IN the 1995 Assembly polls, the Congress(I) secured a majority and formed the government with Apang as Chief Minister. But Apang left the party after differences arose with Prime Minister P.V. Narasimha Rao and formed the Arunachal Congress in September 1996 with the support of 54 MLAs.

In the 1998 general elections, the Arunachal Congress allied itself with the BJP. Mithi broke away from the Arunachal Congress and formed the Arunachal Congress(M) the next year with the support of 40 MLAs. Later, the Arunachal Congress(M) merged with the Congress(I) and formed a Congress(I) government headed by Mithi.

Mithi stated that he would not accept Apang's claim to chief ministership and that there should be a trial of strength on the floor of the House. He went a step further by filing a writ petition before the Itanagar bench of the Guwahati High Court, with the plea that the Assembly's tenure be extended. The petition was rejected. The trial of strength in the Assembly turned out to be demoralising for him as his group was defeated 18 to 42.

Apang, who has had a love-hate relationship with the Congress for the past several years, soon after assuming office, announced that he had decided to be part of the National Democratic Alliance (NDA). He followed up the statement with requests to the Prime Minister and the Deputy Prime Minister that Union Minister of State for Human Resource Development Sanjay Paswan be sent to Arunachal Pradesh as an observer. Thus Apang sent a message to the BJP leadership that he was all for strengthening his party's relations with the NDA and that he would look up to the NDA for help.

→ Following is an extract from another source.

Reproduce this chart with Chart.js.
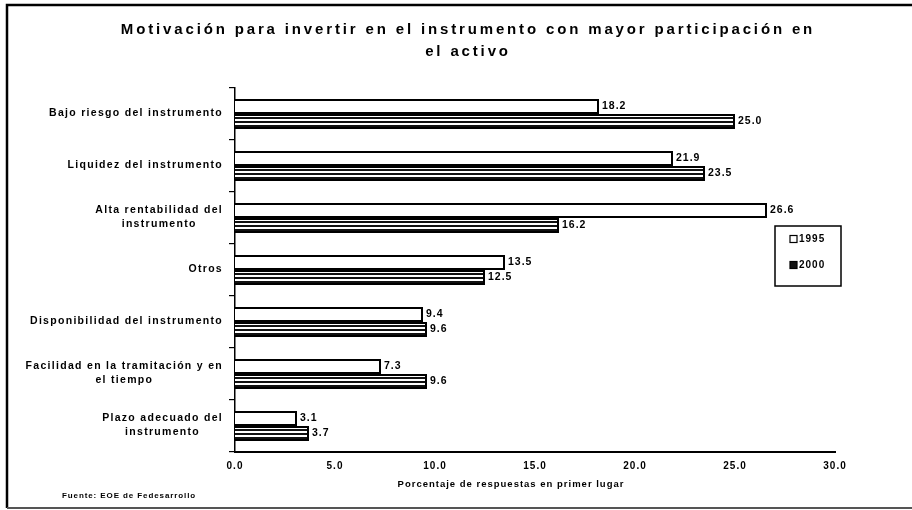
<!DOCTYPE html>
<html>
<head>
<meta charset="utf-8">
<script src="https://cdn.jsdelivr.net/npm/chart.js@4/dist/chart.umd.min.js"></script>
<style>
  html, body { margin: 0; padding: 0; background: #fff; }
  #wrap { width: 912px; height: 510px; position: relative; }
</style>
</head>
<body>
<div id="wrap"><canvas id="c" width="912" height="510"></canvas></div>
<script>
// Survey answers: reasons to invest in the instrument with the largest share of assets
const categories = [
  'Bajo riesgo del instrumento',
  'Liquidez del instrumento',
  ['Alta rentabilidad del', 'instrumento'],
  'Otros',
  'Disponibilidad del instrumento',
  ['Facilidad en la tramitación y en', 'el tiempo'],
  ['Plazo adecuado del', 'instrumento']
];
const values1995 = [18.2, 21.9, 26.6, 13.5, 9.4, 7.3, 3.1];
const values2000 = [25.0, 23.5, 16.2, 12.5, 9.6, 9.6, 3.7];
const seriesNames = ['1995', '2000'];
const titleLines = ['Motivación para invertir en el instrumento con mayor participación en', 'el activo'];
const axisTitle = 'Porcentaje de respuestas en primer lugar';
const sourceNote = 'Fuente: EOE de Fedesarrollo';

const FONT = '"Liberation Sans", Arial, sans-serif';

// striped fill for the second series
function stripes() {
  const p = document.createElement('canvas');
  p.width = 8; p.height = 4;
  const g = p.getContext('2d');
  g.fillStyle = '#fff'; g.fillRect(0, 0, 8, 4);
  g.fillStyle = '#111'; g.fillRect(0, 1, 8, 2);
  return g.createPattern(p, 'repeat');
}

function spacedText(ctx, text, x, y, font, spacing, align, baseline) {
  ctx.save();
  ctx.font = font;
  if ('letterSpacing' in ctx) ctx.letterSpacing = spacing + 'px';
  ctx.textAlign = align || 'left';
  ctx.textBaseline = baseline || 'middle';
  ctx.fillStyle = '#000';
  ctx.fillText(text, x, y);
  ctx.restore();
}
function textWidth(ctx, text, font, spacing) {
  ctx.save();
  ctx.font = font;
  if ('letterSpacing' in ctx) ctx.letterSpacing = spacing + 'px';
  const w = ctx.measureText(text).width;
  ctx.restore();
  return w;
}

const decor = {
  id: 'decor',
  beforeDraw(chart) {
    const ctx = chart.ctx;
    ctx.save();
    ctx.fillStyle = '#fff';
    ctx.fillRect(0, 0, chart.width, chart.height);
    ctx.strokeStyle = '#000';
    ctx.lineWidth = 2.5;
    ctx.beginPath();
    ctx.moveTo(7, 508); ctx.lineTo(7, 5); ctx.lineTo(912, 5);
    ctx.stroke();
    ctx.strokeStyle = '#555';
    ctx.lineWidth = 2;
    ctx.beginPath();
    ctx.moveTo(7, 508); ctx.lineTo(912, 508);
    ctx.stroke();
    ctx.restore();
    if ('letterSpacing' in ctx) ctx.letterSpacing = '1px';
  },
  afterDraw(chart) {
    const ctx = chart.ctx;
    const yScale = chart.scales.y;
    const area = chart.chartArea;

    // title
    const tFont = 'bold 15px ' + FONT;
    spacedText(ctx, titleLines[0], 468, 30, tFont, 2.85, 'center');
    spacedText(ctx, titleLines[1], 468, 52, tFont, 2.85, 'center');

    // category labels: block right-aligned at the axis, lines centred within the block
    const cFont = 'bold 10.5px ' + FONT;
    const right = area.left - 12;
    categories.forEach((cat, i) => {
      const lines = Array.isArray(cat) ? cat : [cat];
      const widths = lines.map(l => textWidth(ctx, l, cFont, 1.3));
      const w = Math.max(...widths);
      const cy = yScale.getPixelForValue(i);
      const lh = 14.5;
      lines.forEach((l, k) => {
        const y = cy - 1 + (k - (lines.length - 1) / 2) * lh;
        spacedText(ctx, l, right - w / 2, y, cFont, 1.3, 'center');
      });
    });

    // value labels
    const vFont = 'bold 10.5px ' + FONT;
    chart.data.datasets.forEach((ds, di) => {
      chart.getDatasetMeta(di).data.forEach((bar, i) => {
        spacedText(ctx, ds.data[i].toFixed(1), bar.x + 3, bar.y, vFont, 1, 'left');
      });
    });

    // axis title
    spacedText(ctx, axisTitle, 511, 484, 'bold 9.5px ' + FONT, 1, 'center');

    // legend
    ctx.save();
    ctx.strokeStyle = '#000';
    ctx.lineWidth = 1.5;
    ctx.strokeRect(775, 226, 66, 60);
    ctx.restore();
    const lFont = 'bold 10px ' + FONT;
    const legendFill = ['#fff', '#111'];
    chart.data.datasets.forEach((ds, di) => {
      const y = 239 + di * 26;
      ctx.save();
      ctx.fillStyle = legendFill[di];
      ctx.strokeStyle = '#000';
      ctx.lineWidth = 1.2;
      ctx.fillRect(790, y - 3.5, 7, 7);
      ctx.strokeRect(790, y - 3.5, 7, 7);
      ctx.restore();
      spacedText(ctx, ds.label, 799, y, lFont, 1, 'left');
    });

    // source
    spacedText(ctx, sourceNote, 62, 496, 'bold 8px ' + FONT, 0.9, 'left');
  }
};

new Chart(document.getElementById('c'), {
  type: 'bar',
  data: {
    labels: categories,
    datasets: [
      { label: seriesNames[0], data: values1995, backgroundColor: '#fff', borderColor: '#000', borderWidth: 2,
        categoryPercentage: 0.58, barPercentage: 1.0 },
      { label: seriesNames[1], data: values2000, backgroundColor: stripes(), borderColor: '#000', borderWidth: 2,
        categoryPercentage: 0.58, barPercentage: 1.0 }
    ]
  },
  options: {
    indexAxis: 'y',
    responsive: false,
    animation: false,
    devicePixelRatio: 1,
    layout: { padding: { top: 88, left: 0, right: 77, bottom: 18 } },
    plugins: {
      legend: { display: false },
      title: { display: false },
      tooltip: { enabled: false }
    },
    scales: {
      y: {
        ticks: { display: false },
        grid: { display: true, drawOnChartArea: false, drawTicks: true, tickLength: 6, color: '#000', lineWidth: 1.2 },
        border: { display: true, color: '#000', width: 1.5 },
        afterFit(scale) { scale.width = 235; }
      },
      x: {
        min: 0, max: 30,
        ticks: {
          stepSize: 5,
          padding: 8,
          color: '#000',
          font: { family: FONT, weight: 'bold', size: 10 },
          callback: v => Number(v).toFixed(1),
          maxRotation: 0
        },
        grid: { display: false, drawTicks: false },
        border: { display: true, color: '#000', width: 2 },
        title: { display: false },
        afterFit(scale) { scale.height = 40; }
      }
    }
  },
  plugins: [decor]
});
</script>
</body>
</html>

Informed sources said that the BJP leadership in Delhi had pulled strings to ensure Mithi's downfall as he had gone hammer and tongs at the National Socialist Council of Nagalim (Issac-Muivah), or NSCN(I-M), which was conducting covert operations in Tirap and Changlang districts of Arunachal Pradesh bordering Nagaland. Mithi had been trying to crush the insurgency with the assistance of the Centre. However, the Centre, after it began talks with the NSCN(I-M), reportedly did not pay much heed to Mithi's demands and complaints. Mithi launched Operation Hurricane against the NSCN(I-M) in these two districts a few weeks ago, much to the disappointment of several Congress(I) MLAs with alleged NSCN(I-M) links, and of course his arch-rival Apang, who is close to the BJP. In fact, Mithi had demanded an explanation from the Centre regarding Union Minister of State for Home I.D. Swami's remarks during his visit to insurgency-affected Tirap district that Operation Hurricane was an unnecessary exercise.

Interestingly, the BJP does not have much to gain electorally as it has no MLAs, even though the party has had a unit in Arunachal Pradesh for long. The BJP's proximity and support to Apang is interpreted in political circles as an effort to make inroads into his support base ahead of next year's Lok Sabha elections. Mithi said that a huge amount of money changed hands for his ouster, and Apang denied the allegation.

The Mithi group alleged that the NSCN(I-M), with the Centre's tacit support, used Apang to upstage him. Another factor being cited as a reason was Mithi's move to get three of his Ministers - P.L. Rajkumar, Tingpong Wangham and L Wanglat - arrested on charges of having links with the NSCN(I-M). This made Mithi incur the displeasure of the NSCN(I-M) and the BJP-led NDA government, which is at present on cordial terms with Isaac Swu and Thuingaleng Muivah, the rebel leaders who are now in exile in Bangkok.

Rajkumar, who was sacked following his arrest, was reinducted into the Cabinet by Mithi on the condition that he should turn approver. This coincided with the Mithi government's threat to book Apang for the latter's alleged links with the NSCN(I-M).

Disturbed over the fall of the Mithi government, Congress president Sonia Gandhi held an emergency meeting with party secretary Oscar Fernandes, who is in charge of Arunachal Pradesh. It is learnt that they also discussed sending an emissary to Arunachal Pradesh for discussions with Mithi.

The Congress leadership, which believes that the NDA has begun resorting to the "narrow politics of dislodging Congress governments for petty gains", fears that similar moves may be made in other Congress-ruled States such as Manipur and Meghalaya. Steps are being taken to pre-empt any such move.

THE ouster of the Mithi government led to an uproar in Parliament. The NDA tried to defend Mithi's ouster as a normal case of change of guard in Arunachal. Parliamentary Affairs Minister Sushma Swaraj said the allegation by the Congress(I) that the Centre is soft-pedalling the Arunachal issue did not hold water and that the Prime Minister should not be dragged into the controversy.

Veteran Congress(I) leader Arjun Singh remarked that the Centre had turned a blind eye to repeated requests by Mithi that he needed assistance to tackle the insurgency problem. Arjun Singh also said that the Centre had downplayed the insurgency issue even when being told that insurgent groups were trying to destabilise politics in Arunachal.

Pranab Mukherjee, another senior leader remarked in the Rajya Sabha that the Centre was playing with fire and that the insurgency problem in the northeastern States needed to be dealt with firmly. He alleged that the Congress government in Arunachal Pradesh had been removed because of its efforts to crush insurgency.